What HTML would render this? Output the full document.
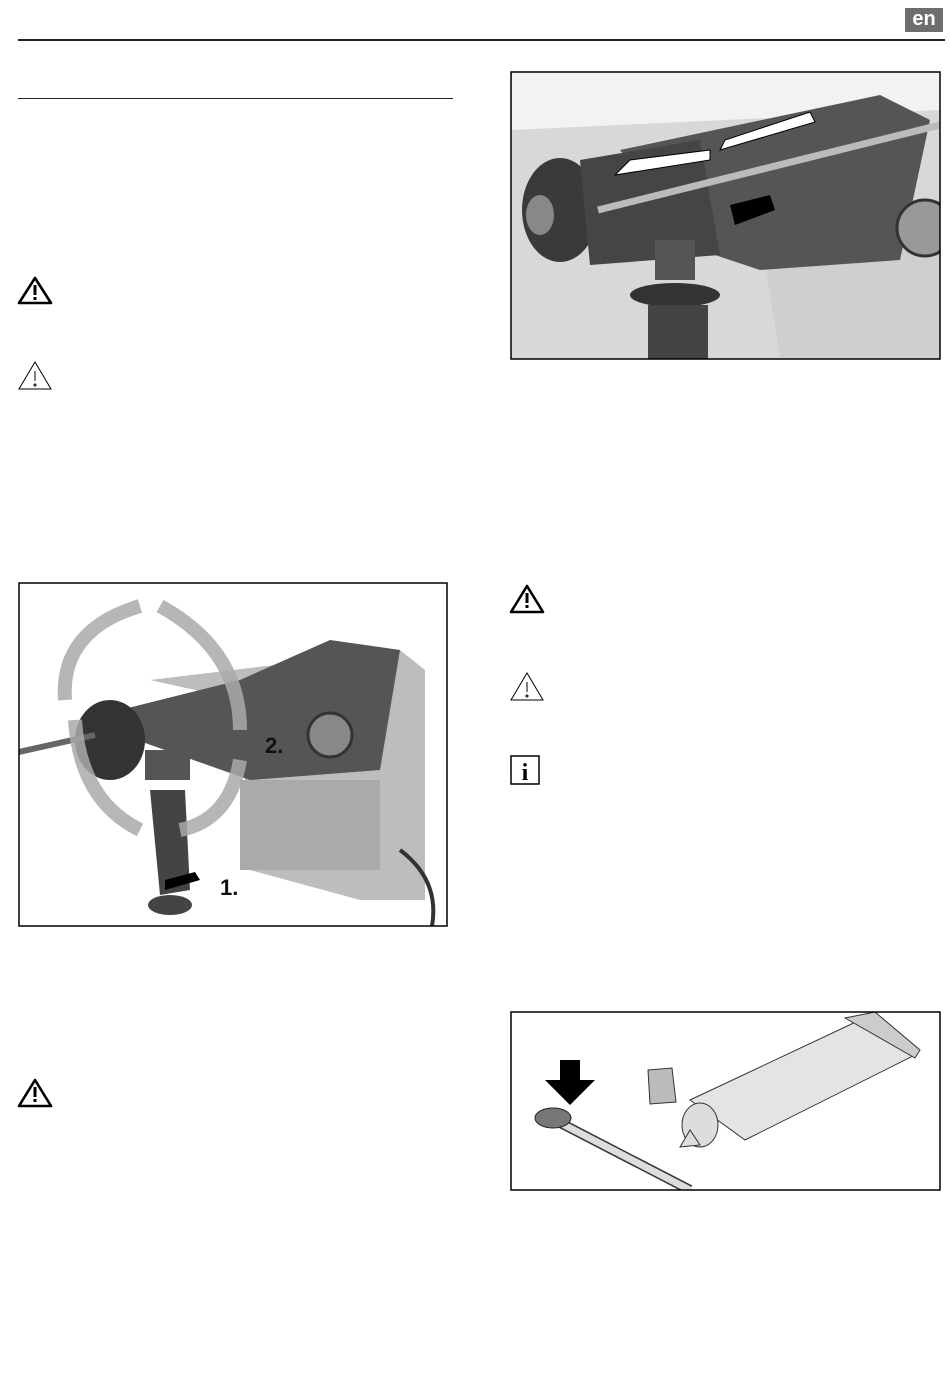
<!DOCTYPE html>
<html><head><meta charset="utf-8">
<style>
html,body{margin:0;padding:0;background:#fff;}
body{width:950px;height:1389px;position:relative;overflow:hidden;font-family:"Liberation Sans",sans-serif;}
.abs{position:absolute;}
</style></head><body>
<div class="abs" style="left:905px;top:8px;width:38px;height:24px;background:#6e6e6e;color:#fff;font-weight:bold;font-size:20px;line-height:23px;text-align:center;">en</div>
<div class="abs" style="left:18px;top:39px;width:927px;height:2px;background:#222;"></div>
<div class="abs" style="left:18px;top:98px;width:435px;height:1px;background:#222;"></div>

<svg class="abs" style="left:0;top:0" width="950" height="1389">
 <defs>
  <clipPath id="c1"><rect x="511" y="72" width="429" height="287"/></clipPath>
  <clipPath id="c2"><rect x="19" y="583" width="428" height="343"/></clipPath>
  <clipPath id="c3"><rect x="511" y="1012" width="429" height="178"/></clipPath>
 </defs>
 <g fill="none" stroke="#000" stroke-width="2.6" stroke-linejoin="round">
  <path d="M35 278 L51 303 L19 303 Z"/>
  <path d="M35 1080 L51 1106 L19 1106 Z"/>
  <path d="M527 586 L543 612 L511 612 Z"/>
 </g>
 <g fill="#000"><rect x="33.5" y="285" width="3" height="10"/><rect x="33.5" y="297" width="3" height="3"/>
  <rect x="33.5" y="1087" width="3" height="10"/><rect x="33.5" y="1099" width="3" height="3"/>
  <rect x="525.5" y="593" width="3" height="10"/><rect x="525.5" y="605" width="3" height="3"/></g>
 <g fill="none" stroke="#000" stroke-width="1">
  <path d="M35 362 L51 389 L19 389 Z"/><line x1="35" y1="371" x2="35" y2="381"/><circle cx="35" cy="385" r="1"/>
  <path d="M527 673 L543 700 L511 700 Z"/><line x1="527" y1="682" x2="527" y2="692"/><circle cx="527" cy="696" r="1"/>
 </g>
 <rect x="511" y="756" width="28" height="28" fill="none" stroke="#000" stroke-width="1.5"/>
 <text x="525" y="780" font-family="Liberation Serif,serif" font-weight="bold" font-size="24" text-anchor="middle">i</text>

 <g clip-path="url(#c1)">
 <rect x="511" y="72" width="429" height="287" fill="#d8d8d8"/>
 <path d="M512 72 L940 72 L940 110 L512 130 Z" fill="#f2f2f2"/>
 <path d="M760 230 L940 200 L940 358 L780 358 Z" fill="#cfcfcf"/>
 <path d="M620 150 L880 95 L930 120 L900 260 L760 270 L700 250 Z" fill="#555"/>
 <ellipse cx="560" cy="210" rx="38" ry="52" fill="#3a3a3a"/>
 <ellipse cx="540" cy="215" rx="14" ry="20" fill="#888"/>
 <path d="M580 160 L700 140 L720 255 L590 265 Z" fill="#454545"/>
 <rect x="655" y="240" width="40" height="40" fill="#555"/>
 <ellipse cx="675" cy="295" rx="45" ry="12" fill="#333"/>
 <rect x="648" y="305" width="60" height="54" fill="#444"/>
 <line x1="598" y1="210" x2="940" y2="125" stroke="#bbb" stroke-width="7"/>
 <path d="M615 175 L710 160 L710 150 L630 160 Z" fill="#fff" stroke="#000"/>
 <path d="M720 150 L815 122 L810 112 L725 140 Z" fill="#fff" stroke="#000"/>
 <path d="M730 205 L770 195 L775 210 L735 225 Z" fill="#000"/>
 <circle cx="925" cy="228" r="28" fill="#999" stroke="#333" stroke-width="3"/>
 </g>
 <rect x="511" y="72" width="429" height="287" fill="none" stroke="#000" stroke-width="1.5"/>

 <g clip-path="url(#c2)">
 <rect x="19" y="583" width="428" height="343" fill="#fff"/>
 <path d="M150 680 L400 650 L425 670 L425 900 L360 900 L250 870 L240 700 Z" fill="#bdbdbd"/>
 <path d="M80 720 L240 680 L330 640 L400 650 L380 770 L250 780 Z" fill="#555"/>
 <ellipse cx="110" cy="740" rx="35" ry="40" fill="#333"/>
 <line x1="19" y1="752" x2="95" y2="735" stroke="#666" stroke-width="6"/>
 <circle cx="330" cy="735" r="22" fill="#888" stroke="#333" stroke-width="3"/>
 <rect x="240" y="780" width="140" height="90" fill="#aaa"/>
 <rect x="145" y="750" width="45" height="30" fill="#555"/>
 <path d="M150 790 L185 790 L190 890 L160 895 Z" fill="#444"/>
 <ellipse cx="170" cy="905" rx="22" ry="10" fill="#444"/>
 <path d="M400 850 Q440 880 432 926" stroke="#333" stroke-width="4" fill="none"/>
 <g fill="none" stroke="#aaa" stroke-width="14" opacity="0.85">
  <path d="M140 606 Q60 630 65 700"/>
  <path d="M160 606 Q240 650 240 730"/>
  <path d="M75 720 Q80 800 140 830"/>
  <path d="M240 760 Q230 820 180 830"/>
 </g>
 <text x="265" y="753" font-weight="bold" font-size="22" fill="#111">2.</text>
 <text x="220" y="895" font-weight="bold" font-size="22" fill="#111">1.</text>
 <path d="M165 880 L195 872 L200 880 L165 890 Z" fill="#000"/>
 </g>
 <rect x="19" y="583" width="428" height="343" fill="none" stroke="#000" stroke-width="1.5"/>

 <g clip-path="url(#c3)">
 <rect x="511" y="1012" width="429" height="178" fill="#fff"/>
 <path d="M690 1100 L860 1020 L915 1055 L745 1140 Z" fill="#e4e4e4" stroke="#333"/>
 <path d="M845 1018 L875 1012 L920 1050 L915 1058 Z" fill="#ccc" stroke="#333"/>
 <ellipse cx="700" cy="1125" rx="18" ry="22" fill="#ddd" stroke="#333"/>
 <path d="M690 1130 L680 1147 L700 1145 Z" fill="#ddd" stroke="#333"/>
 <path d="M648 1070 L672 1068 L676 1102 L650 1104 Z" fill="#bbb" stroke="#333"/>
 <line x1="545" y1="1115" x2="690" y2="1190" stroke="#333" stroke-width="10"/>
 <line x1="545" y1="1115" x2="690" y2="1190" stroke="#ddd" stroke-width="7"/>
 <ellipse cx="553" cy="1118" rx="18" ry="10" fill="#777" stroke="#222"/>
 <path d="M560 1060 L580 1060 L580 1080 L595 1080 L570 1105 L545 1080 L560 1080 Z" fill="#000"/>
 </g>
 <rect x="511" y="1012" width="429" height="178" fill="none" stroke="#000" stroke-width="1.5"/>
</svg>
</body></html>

WORK INSTRUCTIONS
Repeat the material verbatim. Do not carry over any picture.

FULL ANSWER
What HTML would render this? Output the full document.
<!DOCTYPE html>
<html><head><meta charset="utf-8">
<style>
html,body{margin:0;padding:0;background:#fff;}
body{width:950px;height:1389px;position:relative;overflow:hidden;font-family:"Liberation Sans",sans-serif;}
.abs{position:absolute;}
</style></head><body>
<div class="abs" style="left:905px;top:8px;width:38px;height:24px;background:#6e6e6e;color:#fff;font-weight:bold;font-size:20px;line-height:23px;text-align:center;">en</div>
<div class="abs" style="left:18px;top:39px;width:927px;height:2px;background:#222;"></div>
<div class="abs" style="left:18px;top:98px;width:435px;height:1px;background:#222;"></div>

<svg class="abs" style="left:0;top:0" width="950" height="1389">
 <defs>
  <clipPath id="c1"><rect x="511" y="72" width="429" height="287"/></clipPath>
  <clipPath id="c2"><rect x="19" y="583" width="428" height="343"/></clipPath>
  <clipPath id="c3"><rect x="511" y="1012" width="429" height="178"/></clipPath>
 </defs>
 <g fill="none" stroke="#000" stroke-width="2.6" stroke-linejoin="round">
  <path d="M35 278 L51 303 L19 303 Z"/>
  <path d="M35 1080 L51 1106 L19 1106 Z"/>
  <path d="M527 586 L543 612 L511 612 Z"/>
 </g>
 <g fill="#000"><rect x="33.5" y="285" width="3" height="10"/><rect x="33.5" y="297" width="3" height="3"/>
  <rect x="33.5" y="1087" width="3" height="10"/><rect x="33.5" y="1099" width="3" height="3"/>
  <rect x="525.5" y="593" width="3" height="10"/><rect x="525.5" y="605" width="3" height="3"/></g>
 <g fill="none" stroke="#000" stroke-width="1">
  <path d="M35 362 L51 389 L19 389 Z"/><line x1="35" y1="371" x2="35" y2="381"/><circle cx="35" cy="385" r="1"/>
  <path d="M527 673 L543 700 L511 700 Z"/><line x1="527" y1="682" x2="527" y2="692"/><circle cx="527" cy="696" r="1"/>
 </g>
 <rect x="511" y="756" width="28" height="28" fill="none" stroke="#000" stroke-width="1.5"/>
 <text x="525" y="780" font-family="Liberation Serif,serif" font-weight="bold" font-size="24" text-anchor="middle">i</text>

 <g clip-path="url(#c1)">
 <rect x="511" y="72" width="429" height="287" fill="#d8d8d8"/>
 <path d="M512 72 L940 72 L940 110 L512 130 Z" fill="#f2f2f2"/>
 <path d="M760 230 L940 200 L940 358 L780 358 Z" fill="#cfcfcf"/>
 <path d="M620 150 L880 95 L930 120 L900 260 L760 270 L700 250 Z" fill="#555"/>
 <ellipse cx="560" cy="210" rx="38" ry="52" fill="#3a3a3a"/>
 <ellipse cx="540" cy="215" rx="14" ry="20" fill="#888"/>
 <path d="M580 160 L700 140 L720 255 L590 265 Z" fill="#454545"/>
 <rect x="655" y="240" width="40" height="40" fill="#555"/>
 <ellipse cx="675" cy="295" rx="45" ry="12" fill="#333"/>
 <rect x="648" y="305" width="60" height="54" fill="#444"/>
 <line x1="598" y1="210" x2="940" y2="125" stroke="#bbb" stroke-width="7"/>
 <path d="M615 175 L710 160 L710 150 L630 160 Z" fill="#fff" stroke="#000"/>
 <path d="M720 150 L815 122 L810 112 L725 140 Z" fill="#fff" stroke="#000"/>
 <path d="M730 205 L770 195 L775 210 L735 225 Z" fill="#000"/>
 <circle cx="925" cy="228" r="28" fill="#999" stroke="#333" stroke-width="3"/>
 </g>
 <rect x="511" y="72" width="429" height="287" fill="none" stroke="#000" stroke-width="1.5"/>

 <g clip-path="url(#c2)">
 <rect x="19" y="583" width="428" height="343" fill="#fff"/>
 <path d="M150 680 L400 650 L425 670 L425 900 L360 900 L250 870 L240 700 Z" fill="#bdbdbd"/>
 <path d="M80 720 L240 680 L330 640 L400 650 L380 770 L250 780 Z" fill="#555"/>
 <ellipse cx="110" cy="740" rx="35" ry="40" fill="#333"/>
 <line x1="19" y1="752" x2="95" y2="735" stroke="#666" stroke-width="6"/>
 <circle cx="330" cy="735" r="22" fill="#888" stroke="#333" stroke-width="3"/>
 <rect x="240" y="780" width="140" height="90" fill="#aaa"/>
 <rect x="145" y="750" width="45" height="30" fill="#555"/>
 <path d="M150 790 L185 790 L190 890 L160 895 Z" fill="#444"/>
 <ellipse cx="170" cy="905" rx="22" ry="10" fill="#444"/>
 <path d="M400 850 Q440 880 432 926" stroke="#333" stroke-width="4" fill="none"/>
 <g fill="none" stroke="#aaa" stroke-width="14" opacity="0.85">
  <path d="M140 606 Q60 630 65 700"/>
  <path d="M160 606 Q240 650 240 730"/>
  <path d="M75 720 Q80 800 140 830"/>
  <path d="M240 760 Q230 820 180 830"/>
 </g>
 <text x="265" y="753" font-weight="bold" font-size="22" fill="#111">2.</text>
 <text x="220" y="895" font-weight="bold" font-size="22" fill="#111">1.</text>
 <path d="M165 880 L195 872 L200 880 L165 890 Z" fill="#000"/>
 </g>
 <rect x="19" y="583" width="428" height="343" fill="none" stroke="#000" stroke-width="1.5"/>

 <g clip-path="url(#c3)">
 <rect x="511" y="1012" width="429" height="178" fill="#fff"/>
 <path d="M690 1100 L860 1020 L915 1055 L745 1140 Z" fill="#e4e4e4" stroke="#333"/>
 <path d="M845 1018 L875 1012 L920 1050 L915 1058 Z" fill="#ccc" stroke="#333"/>
 <ellipse cx="700" cy="1125" rx="18" ry="22" fill="#ddd" stroke="#333"/>
 <path d="M690 1130 L680 1147 L700 1145 Z" fill="#ddd" stroke="#333"/>
 <path d="M648 1070 L672 1068 L676 1102 L650 1104 Z" fill="#bbb" stroke="#333"/>
 <line x1="545" y1="1115" x2="690" y2="1190" stroke="#333" stroke-width="10"/>
 <line x1="545" y1="1115" x2="690" y2="1190" stroke="#ddd" stroke-width="7"/>
 <ellipse cx="553" cy="1118" rx="18" ry="10" fill="#777" stroke="#222"/>
 <path d="M560 1060 L580 1060 L580 1080 L595 1080 L570 1105 L545 1080 L560 1080 Z" fill="#000"/>
 </g>
 <rect x="511" y="1012" width="429" height="178" fill="none" stroke="#000" stroke-width="1.5"/>
</svg>
</body></html>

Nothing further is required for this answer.